This is to my friend S, who is a junkie.
S has been a junkie for almost 20 years.
S is also beautiful and has always seemed to be exceptionally loving and sweet.
But I think I’ve come to realize that S is not really loving and sweet, S is a fucked up addict that really knows how to manipulate people to get what she wants.
She was supposedly clean and sober for 3 years.
Then, Sunday night, I get a call from my sister in New Mexico, crying and asking if I will help her fly out here to be see S in the hospital, because she OD’d and she’s on a respirator. (We know S because my sister was her “Big SIster” since she was 7. She’s now 33. My sister has never, ever turned her back on her, no matter what. She stood beside her through prostitution, living on the street, prison, and three kicks. She’s loved her and supported her like a mother would.)
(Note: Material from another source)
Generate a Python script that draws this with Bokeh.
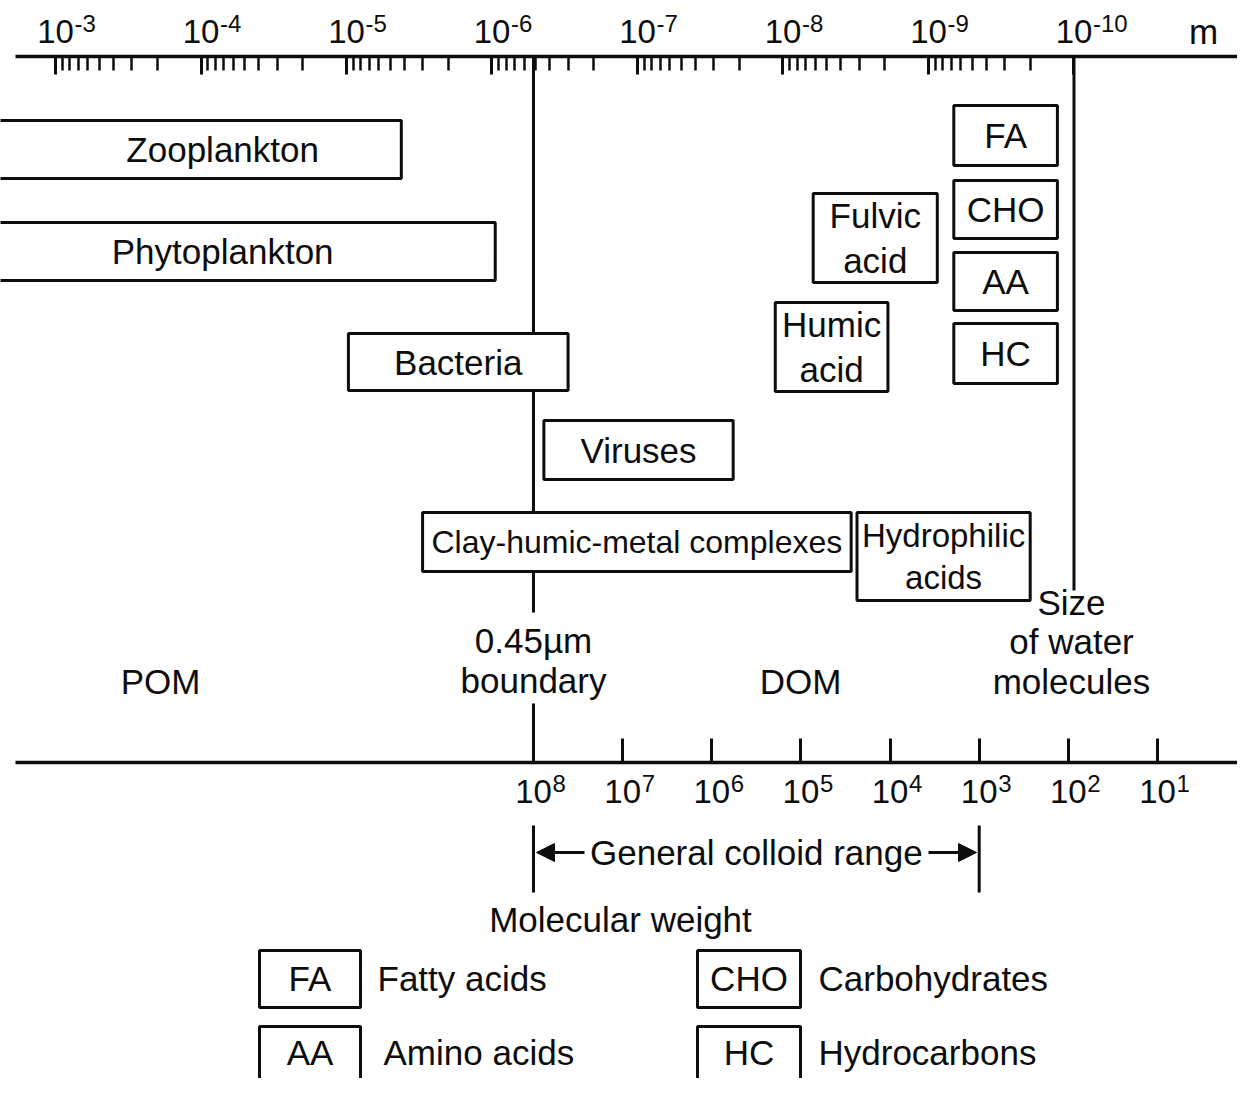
import math
from bokeh.plotting import figure
from bokeh.models import (Range1d, LogScale, LinearScale, LogAxis, FixedTicker,
                          Arrow, NormalHead)
from bokeh.core.properties import value
from bokeh.embed import file_html
from bokeh.resources import INLINE

# ---------------- data ----------------
size_ticks = [1e-3, 1e-4, 1e-5, 1e-6, 1e-7, 1e-8, 1e-9, 1e-10]          # metres
mw_ticks = [1e8, 1e7, 1e6, 1e5, 1e4, 1e3, 1e2, 1e1]                    # molecular weight

box_labels = ["Zooplankton", "Phytoplankton", "Bacteria", "Viruses",
              "Clay-humic-metal complexes", "Hydrophilic\nacids",
              "Fulvic\nacid", "Humic\nacid", "FA", "CHO", "AA", "HC"]
box_size_max = [2e-2, 2e-2, 9.7e-6, 4.4e-7, 3.0e-6, 3.1e-9, 6.2e-9, 1.13e-8,
                6.7e-10, 6.7e-10, 6.7e-10, 6.7e-10]                        # left edge (m)
box_size_min = [4.2e-6, 9.5e-7, 3e-7, 2.2e-8, 3.4e-9, 2e-10, 8.7e-10, 1.9e-9,
                1.3e-10, 1.3e-10, 1.3e-10, 1.3e-10]                        # right edge (m)
box_label_size = [7.1e-5, 7.1e-5, None, None, None, None, None, None, None, None, None, None]

boundary_mw = 1e8          # 0.45 um boundary
water_size = 1e-10         # size of water molecules (m)
colloid_mw = (1e8, 1e3)    # general colloid range

legend_abbr = ["FA", "AA", "CHO", "HC"]
legend_text = ["Fatty acids", "Amino acids", "Carbohydrates", "Hydrocarbons"]

# ---------------- layout ----------------
FONT = value("Liberation Sans")
FS = "35px"
INK = "#0d0d0d"

box_top = [120, 222, 333, 420, 512, 512, 193, 302, 105, 180, 252, 323]
box_bot = [178, 280, 390, 479, 571, 600, 282, 391, 165, 238, 310, 383]
box_fs = ["35px", "35px", "35px", "35px", "32px", "33px", "35px", "35px",
          "35px", "35px", "35px", "35px"]

AX_TOP_Y = 56
AX_MW_Y = 762

p = figure(width=1237, height=1078, x_axis_type="log", x_axis_location="above",
           y_axis_type=None,
           x_range=Range1d(2.388e-3, 7.52e-12), y_range=Range1d(1078, 0),
           output_backend="svg", toolbar_location=None, min_border=0)
p.outline_line_color = None
p.background_fill_color = "white"
p.border_fill_color = "white"
p.xgrid.visible = False

p.extra_x_ranges = {"mw": Range1d(9.53e13, 1.266), "px": Range1d(0, 1237)}
p.extra_x_scales = {"mw": LogScale(), "px": LinearScale()}

# top size axis (labels drawn separately as 10 + superscript)
minor = [k * 10.0 ** n for n in range(-10, -3) for k in range(2, 10)]
ax = p.xaxis[0]
ax.fixed_location = AX_TOP_Y
ax.bounds = (7.5e-12, 1.88e-3)
ax.ticker = FixedTicker(ticks=size_ticks, minor_ticks=minor)
ax.axis_line_width = 3.5
ax.axis_line_color = INK
ax.major_tick_in = 18
ax.major_tick_out = 0
ax.minor_tick_in = 14
ax.minor_tick_out = 0
ax.major_tick_line_width = 3
ax.minor_tick_line_width = 2.5
ax.major_tick_line_color = INK
ax.minor_tick_line_color = INK
ax.major_label_text_color = None

# bottom molecular-weight axis
mw_axis = LogAxis(x_range_name="mw", ticker=FixedTicker(ticks=mw_ticks, minor_ticks=[]),
                  fixed_location=AX_MW_Y, bounds=(1.266, 6.46e13))
mw_axis.axis_line_width = 3.5
mw_axis.axis_line_color = INK
mw_axis.major_tick_in = 24
mw_axis.major_tick_out = 0
mw_axis.major_tick_line_width = 3
mw_axis.major_tick_line_color = INK
mw_axis.major_label_text_color = None
p.add_layout(mw_axis, "below")

# tick labels: "10" centred on the tick, exponent as superscript
def exps(ticks):
    return [str(int(round(math.log10(t)))) for t in ticks]

p.text(x=size_ticks, y=[31] * len(size_ticks), text=["10"] * len(size_ticks),
       text_font=FONT, text_font_size="33px", text_align="center",
       text_baseline="middle", text_color=INK)
p.text(x=size_ticks, y=[23] * len(size_ticks), text=exps(size_ticks), x_offset=19,
       text_font=FONT, text_font_size="24px", text_align="left",
       text_baseline="middle", text_color=INK)
p.text(x=mw_ticks, y=[791] * len(mw_ticks), text=["10"] * len(mw_ticks), x_range_name="mw",
       text_font=FONT, text_font_size="33px", text_align="center",
       text_baseline="middle", text_color=INK)
p.text(x=mw_ticks, y=[783] * len(mw_ticks), text=exps(mw_ticks), x_range_name="mw",
       x_offset=19, text_font=FONT, text_font_size="24px", text_align="left",
       text_baseline="middle", text_color=INK)

# vertical reference lines (drawn first, boxes cover them)
p.segment(x0=[boundary_mw, boundary_mw], x1=[boundary_mw, boundary_mw],
          y0=[AX_TOP_Y, 703], y1=[612, AX_MW_Y], x_range_name="mw",
          line_color=INK, line_width=3)
p.segment(x0=[water_size], x1=[water_size], y0=[AX_TOP_Y], y1=[590],
          line_color=INK, line_width=3)

# boxes
p.quad(left=box_size_max, right=box_size_min, top=box_top, bottom=box_bot,
       fill_color="white", line_color=INK, line_width=3)

lx = [lab if lab is not None else math.sqrt(a * b)
      for lab, a, b in zip(box_label_size, box_size_max, box_size_min)]
ly = [(t + b) / 2 for t, b in zip(box_top, box_bot)]
p.text(x=lx, y=ly, text=box_labels, text_font=FONT, text_font_size=box_fs,
       text_align="center", text_baseline="middle", text_color=INK,
       text_line_height=1.15)

# free labels
p.text(x=[160, 533, 533, 800, 1071, 1071, 1071, 1203],
       y=[681, 640, 680, 681, 602, 641, 681, 31],
       text=["POM", "0.45µm", "boundary", "DOM", "Size", "of water", "molecules", "m"],
       x_range_name="px", text_font=FONT, text_font_size=FS, text_align="center",
       text_baseline="middle", text_color=INK)

# general colloid range
p.segment(x0=list(colloid_mw), x1=list(colloid_mw), y0=[825, 825], y1=[892, 892],
          x_range_name="mw", line_color=INK, line_width=3)
p.text(x=[math.sqrt(colloid_mw[0] * colloid_mw[1])], y=[852], text=["General colloid range"],
       x_range_name="mw", text_font=FONT, text_font_size=FS, text_align="center",
       text_baseline="middle", text_color=INK)
p.add_layout(Arrow(end=NormalHead(size=18, fill_color=INK, line_color=INK),
                   x_start=584, y_start=852, x_end=536, y_end=852, x_range_name="px",
                   line_color=INK, line_width=3))
p.add_layout(Arrow(end=NormalHead(size=18, fill_color=INK, line_color=INK),
                   x_start=928, y_start=852, x_end=976, y_end=852, x_range_name="px",
                   line_color=INK, line_width=3))
p.text(x=[620], y=[919], text=["Molecular weight"], x_range_name="px",
       text_font=FONT, text_font_size=FS, text_align="center", text_baseline="middle",
       text_color=INK)

# key
kx0 = [259, 259, 697, 697]
kx1 = [360, 360, 800, 800]
ky0 = [950, 1026, 950, 1026]
ky1 = [1007, 1090, 1007, 1090]
key_y = [978, 1052, 978, 1052]
p.quad(left=kx0, right=kx1, top=ky0, bottom=ky1, x_range_name="px",
       fill_color="white", line_color=INK, line_width=3)
p.text(x=[(a + b) / 2 for a, b in zip(kx0, kx1)], y=key_y,
       text=legend_abbr, x_range_name="px", text_font=FONT, text_font_size=FS,
       text_align="center", text_baseline="middle", text_color=INK)
p.text(x=[377, 383, 818, 818], y=key_y, text=legend_text,
       x_range_name="px", text_font=FONT, text_font_size=FS, text_align="left",
       text_baseline="middle", text_color=INK)

open("out.html", "w").write(file_html(p, INLINE))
Well, we are all trying to figure out what happened while we watch this once-beautiful girl gagging up blood and mucous into the breathing tube, and barfing bright green bile into her lap…a momentary lapse of reason, surely! Especially considering that she has Hep C and passes out or seizes up every time she gets high. It was a stumble…and this will definitely keep her from stumbling again!
Then the next day, when she’s much more herself, she blithely cops to the fact that she’s been getting high since last Christmas. Not consistently, but a couple of times a month. Not only that, this isn’t her first trip to the hospital because of it. Of course, this time was worse because her cohorts dumped her in a tub of water and left her to die, and she would have if her roommate hadn’t come home. But as S said to the doctor who told her this: “Yeah, yeah, I know…what next?”
My sister couldn’t handle seeing that S really hasn’t come close to hitting bottom and won’t be doing any changing any time soon. She also was rerunning the twice-weekly conversations she’s been having with S, where she praised her endlessly, talkinga bout how proud she was of her. Conversations where S would talk about things like “Remember how I used to lie to you and use you?”. “I’m so over having drama in my life!”
Well, S, you’ve done it now. It breaks my heart to realize it, but you really are the picture of a manupulative, pathological addict with absolutely no regard for anyone but yourself.
Fuck you.
It’s over.
My sister and I and all of us are done with you. Go hang out with your addict friends, play your stupid games, revel in being the center of attention because of your “drama” that you are so “done with”. Because I’m done with you. You are going to die young, and that will be very, very sad. But we all choose our paths, and you’ve chosen yours.
Just thought I’d get that off my chest.